The simple and obvious freedoms that first inspire the imagination of young kids, freedom of movement and freedom from the constraints of physical laws, are so simple as to hide a much deeper liberatory kernel.
From the blood sacrifice initiatory trials of learning to skate to the insular lingo, skateboarding is every bit the revolutionary community, in many ways like the revolutionary secret societies of Haiti. In contemplating a subject as broad as and as theoretical as global anarchism, it seems to be much more productive to explore areas of inspiration rather than explain proper applications. To this end, I’d like to explore the radical potential of one of my lifelong passions. Skateboarding.
The most basic element of skateboarding is the session, or sesh, a group of friends skating a spot. Part potlatch, part temporary autonomous zone, the sesh embodies both free play and universal struggle in a single act. Often a great sesh is made up of total strangers sharing drugs, food, and laughs. A skater only needs to enjoy a few sessions in a strange land before the locals happily welcome them into the fold and teach them all the unwritten rules of their new environment. This integrative aspect constitutes a sort of latent mutual aid network between all skaters across the globe.
Like Haiti Voodoun societies, one of the central expressions of faith in the skateboarding community is the pilgrimage or the skate trip. A cross between a Hunter Thompson road trip and an Indiana Jones adventure into lost capitalist mythology, the skate trip is the high point of any skater’s life, the truest expression of the urge.
In James C. Scott’s history of the state, Against the Grain, he makes a clear argument that, while sedentism might not have spawned the state directly, it was definitely an important step in that direction. The nomadic nature of most hardcore skaters is antithetical to every aim of the state. It’s hard for the state to tax, corral, quantify, coerce, and/or control a moving population.
Since the very beginning of skate culture, with the barging (skater for trespassing) of southern California pools and continuing into the street skating of the ’90s, skateboarding has always had a deeply ingrained illegalist tendency.

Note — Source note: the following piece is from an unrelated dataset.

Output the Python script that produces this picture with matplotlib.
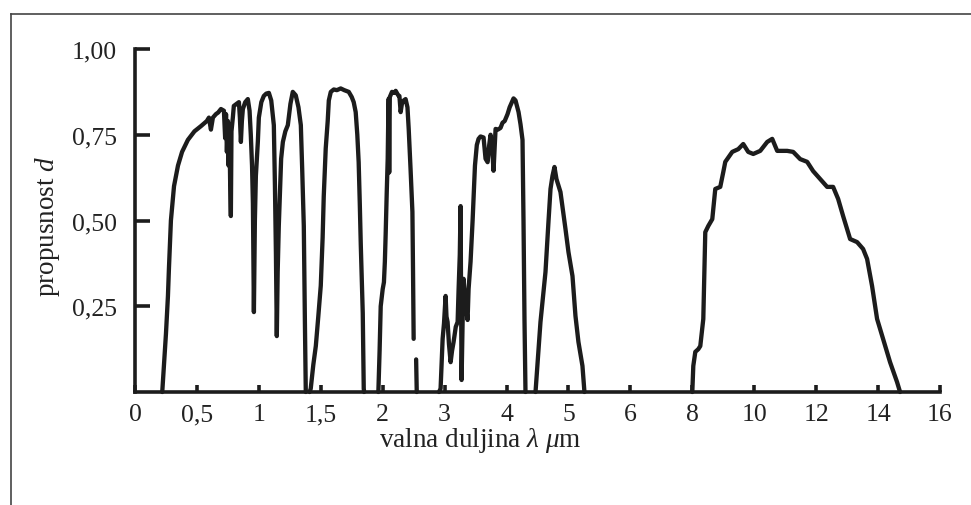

In the case of street skating, in a symbolic twist the Situationists would have loved, the most imposing architecture of the state becomes a playground for daredevil children. A thirteen-year-old Tyshawn Jones conquers the New York City courthouse banks (a concrete embankment with a huge drop at the bottom) and solidifies his legendary status in 2014’s well named “Illegal Civ 2” video, from LA’s Illegal Civilization skate crew. As Consolidated Skateboards, a skateboard company that built its brand on its opposition to Nike and other corporate skate shoes, likes to proudly proclaim, “Skateboarding is a crime!” This tendency in skate culture orients most skater’s world views and values toward fun, cooperation, creativity, mutual aid, and freedom, and away from rules, taboos, structure, boredom and control.
Taking it a step further, the trend of DIY skateparks has a long history in skateboarding but is currently having a moment.
Complicated, beautiful and dangerous homemade skateparks now span every continent of the globe, hidden under freeway overpasses, in old warehouses, storm drains, burned out homes and dead-end roads, concrete poured lovingly under cover of darkness by a construction crew with no bosses, no plans, no budget and often no acquaintance with their coworkers. One of my favorites, Lower Bob’s, in Oakland, Calif is replete with ornate tile mosaics and a build-in BBQ pit.
But it’s not just skate cultures’ feral charms and their negation of domestication we should take inspiration from, but also skateboarding’s organizing principle: passion.
I’m not suggesting here that everyone should take up this activity, but that each person’s own passions should rule and guide their lives the way skateboarding guides skaters, their own unifying mythologies.
The everyday rebellions of skateboarding create a lively, free, minimally corrupted community in stark contrast to demeaning drudgery of everyday capitalism, pointing toward the feeling of an unadulterated life and attracting, not coercing, the decentralized voluntary network needed to not only sustain, but foster a new, free, and harmonious society.